Keywords: probability theory, Bayesian inference, Shannon entropy, information geometry, Kelly criterion, stochastic processes, algorithmic information theory, risk management
1. Introduction
These notes belong to a broader collection of research notes for Projects in Scientific Computating. The method employed throughout is “writing toward understanding”—the composition of notes that are simultaneously acts of learning and acts of exposition. The result is neither a textbook nor a review article in the conventional sense, but something in between: a guide to the literature and a mirror of the structure of the subject considered. The notes survey twenty-eight sources across three domains, providing the kind of bibliographic depth and commentary that standard references typically condense into a few sentences of “further reading.”
The three subjects treated here—probability, information, and risk—are not independent. They form a logical progression that reflects genuine historical and mathematical entanglement. Probability theory provides the measure-theoretic and logical foundations for reasoning under uncertainty. Information theory, born from Shannon’s work at Bell Labs in 1948, quantifies that uncertainty and establishes fundamental limits on communication, compression, and inference. Risk theory—here considered primarily through the lens of games, gambling, and the Kelly criterion—translates both probability and information into sequential decision-making: how to size bets, manage capital, and exploit an edge over time.
The connecting thread is entropy. Shannon entropy $H(X) = -\sum p(x_i) \log p(x_i)$ appears first as a measure of uncertainty in a probability distribution, then as the fundamental quantity in coding theory and channel capacity, and finally (through Kelly’s criterion) as the objective function for growth-optimal betting. Kelly was Shannon’s colleague at Bell Labs; his criterion maximizes expected logarithmic wealth, which is equivalent to maximizing the rate of information transmission in a gambling channel. This is not a superficial analogy but a precise mathematical correspondence.

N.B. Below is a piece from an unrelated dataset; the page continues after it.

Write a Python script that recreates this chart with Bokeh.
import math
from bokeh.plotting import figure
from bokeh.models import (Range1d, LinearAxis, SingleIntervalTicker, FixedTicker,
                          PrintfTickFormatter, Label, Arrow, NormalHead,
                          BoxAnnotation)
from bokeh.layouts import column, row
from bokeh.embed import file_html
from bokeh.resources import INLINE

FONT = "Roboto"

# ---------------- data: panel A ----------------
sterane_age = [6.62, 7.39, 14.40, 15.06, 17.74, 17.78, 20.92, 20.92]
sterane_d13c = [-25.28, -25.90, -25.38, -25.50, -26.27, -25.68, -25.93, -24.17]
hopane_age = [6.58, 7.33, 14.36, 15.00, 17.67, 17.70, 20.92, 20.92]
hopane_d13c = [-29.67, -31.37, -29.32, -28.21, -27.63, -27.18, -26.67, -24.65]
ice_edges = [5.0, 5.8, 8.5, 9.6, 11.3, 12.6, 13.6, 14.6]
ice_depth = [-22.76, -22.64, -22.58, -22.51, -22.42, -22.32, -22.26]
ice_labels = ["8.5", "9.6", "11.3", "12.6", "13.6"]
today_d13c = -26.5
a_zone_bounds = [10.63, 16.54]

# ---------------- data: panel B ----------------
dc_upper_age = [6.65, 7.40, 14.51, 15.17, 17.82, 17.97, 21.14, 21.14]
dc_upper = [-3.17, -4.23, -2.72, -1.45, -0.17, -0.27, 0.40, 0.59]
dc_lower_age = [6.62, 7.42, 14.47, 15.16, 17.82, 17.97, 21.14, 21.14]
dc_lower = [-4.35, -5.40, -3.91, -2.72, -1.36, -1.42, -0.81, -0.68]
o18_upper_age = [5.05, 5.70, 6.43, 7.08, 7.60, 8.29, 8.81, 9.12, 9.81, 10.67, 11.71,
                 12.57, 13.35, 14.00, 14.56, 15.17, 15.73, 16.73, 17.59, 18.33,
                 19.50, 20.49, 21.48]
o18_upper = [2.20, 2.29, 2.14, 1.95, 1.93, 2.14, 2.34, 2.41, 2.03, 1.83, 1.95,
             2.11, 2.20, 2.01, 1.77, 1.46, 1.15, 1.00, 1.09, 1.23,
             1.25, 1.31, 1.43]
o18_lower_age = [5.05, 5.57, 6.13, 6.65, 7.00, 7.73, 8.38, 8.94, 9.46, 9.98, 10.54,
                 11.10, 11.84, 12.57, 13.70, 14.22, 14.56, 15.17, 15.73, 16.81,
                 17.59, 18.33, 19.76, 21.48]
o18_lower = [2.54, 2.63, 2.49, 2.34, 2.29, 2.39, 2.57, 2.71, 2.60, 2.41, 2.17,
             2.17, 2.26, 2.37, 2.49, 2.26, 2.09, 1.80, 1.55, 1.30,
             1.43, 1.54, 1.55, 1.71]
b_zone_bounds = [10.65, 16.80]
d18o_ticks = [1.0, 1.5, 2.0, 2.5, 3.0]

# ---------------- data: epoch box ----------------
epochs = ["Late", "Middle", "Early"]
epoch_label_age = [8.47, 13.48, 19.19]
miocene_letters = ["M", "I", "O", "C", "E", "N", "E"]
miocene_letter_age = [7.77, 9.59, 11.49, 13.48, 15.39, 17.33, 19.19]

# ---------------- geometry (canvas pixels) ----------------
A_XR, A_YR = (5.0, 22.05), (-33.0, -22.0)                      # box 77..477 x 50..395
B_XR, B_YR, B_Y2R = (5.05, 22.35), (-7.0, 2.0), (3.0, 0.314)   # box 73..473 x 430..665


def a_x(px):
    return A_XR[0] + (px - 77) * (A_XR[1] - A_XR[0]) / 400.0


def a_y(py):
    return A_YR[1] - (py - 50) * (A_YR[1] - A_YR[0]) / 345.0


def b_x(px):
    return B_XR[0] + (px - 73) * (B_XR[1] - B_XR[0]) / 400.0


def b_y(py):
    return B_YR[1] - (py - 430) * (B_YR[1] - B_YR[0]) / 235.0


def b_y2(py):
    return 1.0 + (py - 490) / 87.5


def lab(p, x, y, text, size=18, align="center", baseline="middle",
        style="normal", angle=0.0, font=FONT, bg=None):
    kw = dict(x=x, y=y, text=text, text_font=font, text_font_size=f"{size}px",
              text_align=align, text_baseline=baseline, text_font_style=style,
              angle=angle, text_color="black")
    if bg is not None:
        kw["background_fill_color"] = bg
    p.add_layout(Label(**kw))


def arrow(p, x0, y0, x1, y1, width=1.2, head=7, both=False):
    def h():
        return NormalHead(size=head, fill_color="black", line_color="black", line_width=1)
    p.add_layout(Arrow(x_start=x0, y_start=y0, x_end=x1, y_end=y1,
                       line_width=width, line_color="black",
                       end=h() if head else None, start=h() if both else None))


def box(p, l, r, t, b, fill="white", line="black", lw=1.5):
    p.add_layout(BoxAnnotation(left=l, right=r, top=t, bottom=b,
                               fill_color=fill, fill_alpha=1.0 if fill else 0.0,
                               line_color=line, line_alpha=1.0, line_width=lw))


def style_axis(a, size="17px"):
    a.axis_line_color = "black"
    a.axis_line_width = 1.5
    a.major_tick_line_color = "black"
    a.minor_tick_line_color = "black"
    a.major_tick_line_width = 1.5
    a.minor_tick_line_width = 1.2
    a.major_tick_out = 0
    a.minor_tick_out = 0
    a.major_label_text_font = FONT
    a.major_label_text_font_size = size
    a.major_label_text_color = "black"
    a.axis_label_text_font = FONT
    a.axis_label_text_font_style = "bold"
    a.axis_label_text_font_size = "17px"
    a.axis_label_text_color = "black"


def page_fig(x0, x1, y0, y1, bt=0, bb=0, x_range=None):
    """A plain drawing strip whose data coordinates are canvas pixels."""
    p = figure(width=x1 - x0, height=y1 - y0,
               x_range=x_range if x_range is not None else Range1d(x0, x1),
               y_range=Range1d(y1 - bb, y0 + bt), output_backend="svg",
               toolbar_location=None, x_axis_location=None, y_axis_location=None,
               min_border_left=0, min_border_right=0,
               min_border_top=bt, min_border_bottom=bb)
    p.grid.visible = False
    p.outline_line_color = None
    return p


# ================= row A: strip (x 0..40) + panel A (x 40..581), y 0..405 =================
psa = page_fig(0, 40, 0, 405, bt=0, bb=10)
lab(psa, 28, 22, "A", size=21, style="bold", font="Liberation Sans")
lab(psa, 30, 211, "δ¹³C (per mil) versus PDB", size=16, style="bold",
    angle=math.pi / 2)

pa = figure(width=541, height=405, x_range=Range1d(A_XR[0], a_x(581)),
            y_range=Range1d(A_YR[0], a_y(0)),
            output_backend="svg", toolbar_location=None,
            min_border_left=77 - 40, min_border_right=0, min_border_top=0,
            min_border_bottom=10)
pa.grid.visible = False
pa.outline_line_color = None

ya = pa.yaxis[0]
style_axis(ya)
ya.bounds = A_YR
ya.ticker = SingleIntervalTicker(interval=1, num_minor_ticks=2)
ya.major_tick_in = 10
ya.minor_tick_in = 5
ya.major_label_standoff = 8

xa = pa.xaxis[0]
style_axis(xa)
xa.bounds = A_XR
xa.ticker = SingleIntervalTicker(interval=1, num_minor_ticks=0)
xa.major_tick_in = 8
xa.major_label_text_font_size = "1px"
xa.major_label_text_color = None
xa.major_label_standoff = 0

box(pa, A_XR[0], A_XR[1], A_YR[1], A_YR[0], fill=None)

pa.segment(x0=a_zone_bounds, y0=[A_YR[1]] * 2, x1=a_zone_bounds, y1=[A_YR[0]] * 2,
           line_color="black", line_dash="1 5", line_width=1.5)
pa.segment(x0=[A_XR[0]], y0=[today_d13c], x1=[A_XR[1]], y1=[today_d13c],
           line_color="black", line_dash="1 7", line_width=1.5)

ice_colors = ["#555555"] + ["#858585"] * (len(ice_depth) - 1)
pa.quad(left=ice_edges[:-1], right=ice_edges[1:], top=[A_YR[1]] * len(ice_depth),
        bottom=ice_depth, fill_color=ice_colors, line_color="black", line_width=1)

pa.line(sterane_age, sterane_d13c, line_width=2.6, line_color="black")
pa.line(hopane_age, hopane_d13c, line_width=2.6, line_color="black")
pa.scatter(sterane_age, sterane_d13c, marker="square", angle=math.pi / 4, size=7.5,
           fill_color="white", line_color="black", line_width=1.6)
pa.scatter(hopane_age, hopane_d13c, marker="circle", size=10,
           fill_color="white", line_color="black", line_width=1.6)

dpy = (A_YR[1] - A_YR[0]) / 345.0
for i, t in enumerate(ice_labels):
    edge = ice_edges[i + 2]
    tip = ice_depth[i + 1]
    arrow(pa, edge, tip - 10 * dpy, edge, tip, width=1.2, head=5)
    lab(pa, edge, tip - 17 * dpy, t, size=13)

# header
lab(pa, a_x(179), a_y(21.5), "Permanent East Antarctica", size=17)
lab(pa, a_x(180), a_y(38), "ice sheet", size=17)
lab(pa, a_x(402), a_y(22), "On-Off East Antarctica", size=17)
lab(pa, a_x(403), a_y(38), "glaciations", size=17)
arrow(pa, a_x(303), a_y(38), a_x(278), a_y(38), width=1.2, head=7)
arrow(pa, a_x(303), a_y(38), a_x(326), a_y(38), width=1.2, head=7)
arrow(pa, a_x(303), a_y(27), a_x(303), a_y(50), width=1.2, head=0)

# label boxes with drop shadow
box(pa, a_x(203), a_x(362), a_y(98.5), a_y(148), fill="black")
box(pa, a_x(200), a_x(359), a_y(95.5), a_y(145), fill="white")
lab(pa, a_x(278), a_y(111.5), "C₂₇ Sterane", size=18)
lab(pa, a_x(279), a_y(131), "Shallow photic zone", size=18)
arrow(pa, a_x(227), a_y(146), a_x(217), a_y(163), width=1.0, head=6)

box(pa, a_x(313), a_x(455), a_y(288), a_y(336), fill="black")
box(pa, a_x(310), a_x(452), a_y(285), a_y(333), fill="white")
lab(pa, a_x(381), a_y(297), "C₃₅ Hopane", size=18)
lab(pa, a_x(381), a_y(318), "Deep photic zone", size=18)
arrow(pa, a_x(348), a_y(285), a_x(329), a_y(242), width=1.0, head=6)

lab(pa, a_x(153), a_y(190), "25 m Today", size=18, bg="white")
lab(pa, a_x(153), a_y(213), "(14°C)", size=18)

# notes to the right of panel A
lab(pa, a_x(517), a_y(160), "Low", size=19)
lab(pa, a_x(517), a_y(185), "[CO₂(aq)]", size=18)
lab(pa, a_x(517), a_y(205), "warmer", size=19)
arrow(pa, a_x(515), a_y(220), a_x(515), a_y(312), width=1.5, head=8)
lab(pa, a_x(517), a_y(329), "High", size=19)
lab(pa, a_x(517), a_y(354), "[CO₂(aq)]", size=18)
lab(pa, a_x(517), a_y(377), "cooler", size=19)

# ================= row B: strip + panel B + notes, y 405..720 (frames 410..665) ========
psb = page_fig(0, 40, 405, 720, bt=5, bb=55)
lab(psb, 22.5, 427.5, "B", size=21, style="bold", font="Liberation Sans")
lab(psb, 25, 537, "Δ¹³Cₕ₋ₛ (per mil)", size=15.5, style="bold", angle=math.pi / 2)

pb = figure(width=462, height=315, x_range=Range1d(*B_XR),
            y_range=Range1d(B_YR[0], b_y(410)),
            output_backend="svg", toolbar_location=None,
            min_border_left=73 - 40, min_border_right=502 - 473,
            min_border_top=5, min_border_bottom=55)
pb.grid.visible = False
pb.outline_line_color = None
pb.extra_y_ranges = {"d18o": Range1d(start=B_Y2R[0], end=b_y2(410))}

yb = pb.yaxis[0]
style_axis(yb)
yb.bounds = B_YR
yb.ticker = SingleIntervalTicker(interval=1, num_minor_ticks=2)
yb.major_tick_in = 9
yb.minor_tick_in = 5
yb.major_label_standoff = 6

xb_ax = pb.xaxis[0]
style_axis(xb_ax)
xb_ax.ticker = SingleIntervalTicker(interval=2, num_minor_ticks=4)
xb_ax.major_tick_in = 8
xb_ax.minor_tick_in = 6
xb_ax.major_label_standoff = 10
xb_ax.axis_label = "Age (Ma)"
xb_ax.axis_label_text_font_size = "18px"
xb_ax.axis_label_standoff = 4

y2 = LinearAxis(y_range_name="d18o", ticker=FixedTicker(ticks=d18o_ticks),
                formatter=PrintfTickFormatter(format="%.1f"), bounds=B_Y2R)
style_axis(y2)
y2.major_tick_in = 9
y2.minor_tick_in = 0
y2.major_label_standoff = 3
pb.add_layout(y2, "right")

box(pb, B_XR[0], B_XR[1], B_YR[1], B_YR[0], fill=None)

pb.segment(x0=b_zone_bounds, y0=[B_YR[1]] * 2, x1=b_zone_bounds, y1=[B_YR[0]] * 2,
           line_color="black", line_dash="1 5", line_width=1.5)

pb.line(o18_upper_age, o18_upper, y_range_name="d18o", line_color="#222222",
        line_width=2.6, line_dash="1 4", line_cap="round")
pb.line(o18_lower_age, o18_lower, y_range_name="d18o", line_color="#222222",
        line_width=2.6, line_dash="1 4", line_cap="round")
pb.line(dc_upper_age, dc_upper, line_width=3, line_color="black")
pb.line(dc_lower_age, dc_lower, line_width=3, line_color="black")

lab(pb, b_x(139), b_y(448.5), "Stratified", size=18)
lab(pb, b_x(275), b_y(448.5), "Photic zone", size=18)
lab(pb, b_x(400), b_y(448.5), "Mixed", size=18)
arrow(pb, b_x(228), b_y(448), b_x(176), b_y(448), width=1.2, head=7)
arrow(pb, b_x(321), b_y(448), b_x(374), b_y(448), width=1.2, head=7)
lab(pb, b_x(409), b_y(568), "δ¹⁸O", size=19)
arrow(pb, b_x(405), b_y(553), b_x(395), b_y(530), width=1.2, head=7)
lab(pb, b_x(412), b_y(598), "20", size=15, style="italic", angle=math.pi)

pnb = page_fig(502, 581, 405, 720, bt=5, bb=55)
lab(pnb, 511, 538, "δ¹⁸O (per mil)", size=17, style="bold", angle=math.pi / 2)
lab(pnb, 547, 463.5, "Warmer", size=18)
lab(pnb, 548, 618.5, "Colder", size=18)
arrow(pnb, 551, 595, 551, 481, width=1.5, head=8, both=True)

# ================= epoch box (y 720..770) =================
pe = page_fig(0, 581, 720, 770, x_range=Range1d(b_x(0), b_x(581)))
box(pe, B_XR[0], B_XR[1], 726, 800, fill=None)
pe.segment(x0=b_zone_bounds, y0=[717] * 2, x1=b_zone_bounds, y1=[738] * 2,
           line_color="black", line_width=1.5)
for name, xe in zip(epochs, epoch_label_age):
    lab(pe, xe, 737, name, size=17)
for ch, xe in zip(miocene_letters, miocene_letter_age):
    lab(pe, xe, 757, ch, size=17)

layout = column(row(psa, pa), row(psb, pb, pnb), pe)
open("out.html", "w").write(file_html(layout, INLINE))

The notes are organized in three parts. Part I surveys the probability literature from Kolmogorov’s 1933 axioms through modern stochastic process theory. Part II traces information theory from Shannon through algorithmic complexity, information geometry, and the physics of computation. Part III examines risk through the mathematics of gambling and the Kelly capital growth criterion. A synthesis section discusses how the three threads weave together and identifies natural learning paths through the material.
A note on level: the sources surveyed range from accessible introductions (DeDeo, Pierce, Bollman) to graduate-level texts (Grimmett and Stirzaker, Cover and Thomas) to research-level papers (Ciaglia et al., Wolpert). The bibliography is selective and personal—it does not aim to be exhaustive, but it is coherent in its arc. Several entries point to freely accessible PDFs, which substantially lowers the activation energy for self-study.
Part I: Probability
2. Overview: Two Views of Probability
The foundations of probability admit two broad philosophical interpretations, both of which are represented in this collection. The frequentist view, formalized by Kolmogorov in 1933, treats probability as a mathematical structure: a normalized, countably additive measure on a $\sigma$-algebra of events. The Bayesian view, championed by Jaynes and developed operationally by DeDeo, treats probability as a logic of plausible reasoning—degrees of belief constrained by consistency requirements.

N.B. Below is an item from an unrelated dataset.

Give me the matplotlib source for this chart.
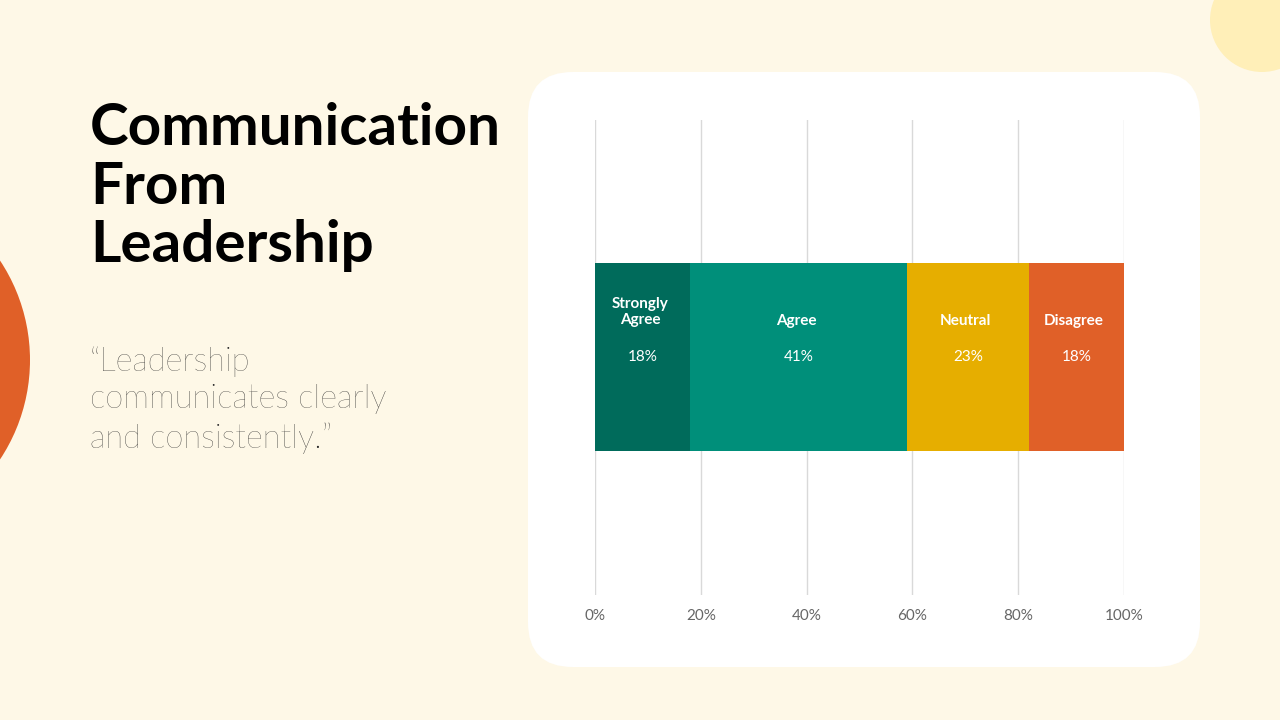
import matplotlib
matplotlib.use("Agg")
import matplotlib.pyplot as plt
from matplotlib.patches import FancyBboxPatch, Ellipse

categories = ["Strongly\nAgree", "Agree", "Neutral", "Disagree"]
values = [18, 41, 23, 18]
colors = ["#006B5B", "#008F7A", "#E6AE00", "#E06028"]
ticks = [0, 20, 40, 60, 80, 100]
tick_labels = ["0%", "20%", "40%", "60%", "80%", "100%"]

plt.rcParams['font.family'] = ['Lato', 'DejaVu Sans']
fig = plt.figure(figsize=(12.8, 7.2), dpi=100)
fig.patch.set_facecolor("#FEF8E7")

# decorations
fig.patches.append(Ellipse((-150/1280, 1-360/720), 360/1280, 360/720, transform=fig.transFigure,
                           facecolor="#E06028", edgecolor="none", zorder=-5))
fig.patches.append(Ellipse((1262/1280, 1-20/720), 104/1280, 104/720, transform=fig.transFigure,
                           facecolor="#FFEFB8", edgecolor="none", zorder=-5))
fig.patches.append(FancyBboxPatch((528/1280, 1-667/720), 672/1280, 595/720,
                                  boxstyle="round,pad=0,rounding_size=0.035",
                                  transform=fig.transFigure, facecolor="white",
                                  edgecolor="none", mutation_aspect=1280/720, zorder=-5))

fig.text(90/1280, 1-187/720, "Communication\nFrom\nLeadership", fontsize=42,
         fontweight="bold", va="center", ha="left", linespacing=1.12, color="black")
fig.text(90/1280, 1-400/720, "\u201cLeadership\ncommunicates clearly\nand consistently.\u201d",
         fontsize=23.5, fontweight="light", va="center", ha="left", linespacing=1.32, color="#222222")

ax = fig.add_axes([595/1280, 1-595/720, 529/1280, 475/720])
ax.set_zorder(5)
ax.set_facecolor("none")
left = 0
yc = (595-357)/475
h = 188/475
for cat, v, c in zip(categories, values, colors):
    ax.barh(yc, v, left=left, height=h, color=c, zorder=3)
    cx = left + v/2
    off = 0.075 if "\n" not in cat else 0.095
    ax.text(cx - 0.5, yc + off, cat, ha="center", va="center", color="white",
            fontsize=11, fontweight="bold", zorder=4, linespacing=1.15)
    ax.text(cx, yc, f"{v}%", ha="center", va="center", color="white",
            fontsize=11, zorder=4)
    left += v
ax.set_xlim(0, 100)
ax.set_ylim(0, 1)
ax.set_xticks(ticks)
ax.set_xticklabels(tick_labels, color="#666666", fontsize=11)
ax.set_yticks([])
ax.grid(axis="x", color="#D9D9D9", linewidth=1, zorder=0)
ax.tick_params(axis="x", length=0, pad=10)
for s in ax.spines.values():
    s.set_visible(False)

fig.savefig("out.png", dpi=100, facecolor=fig.get_facecolor())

These views are not mutually exclusive in practice. The measure-theoretic framework provides the rigorous infrastructure (convergence theorems, conditioning, martingales) needed for stochastic processes and mathematical finance. The Bayesian interpretation provides the conceptual scaffolding for inference problems where one must reason from incomplete information to conclusions about the world. A working scientist needs both.
The probability section of these notes surveys six sources arranged along two axes: from foundational to applied, and from frequentist to Bayesian. The arc begins with Kolmogorov’s axioms, passes through Jaynes’s philosophical reinterpretation, illustrates Bayesian modeling on structured spaces through Mumford’s Pattern Theory, provides an accessible operational introduction via DeDeo, and concludes with the heavy-duty stochastic process machinery of Grimmett and Stirzaker that supports the risk section’s repeated-game and long-run arguments.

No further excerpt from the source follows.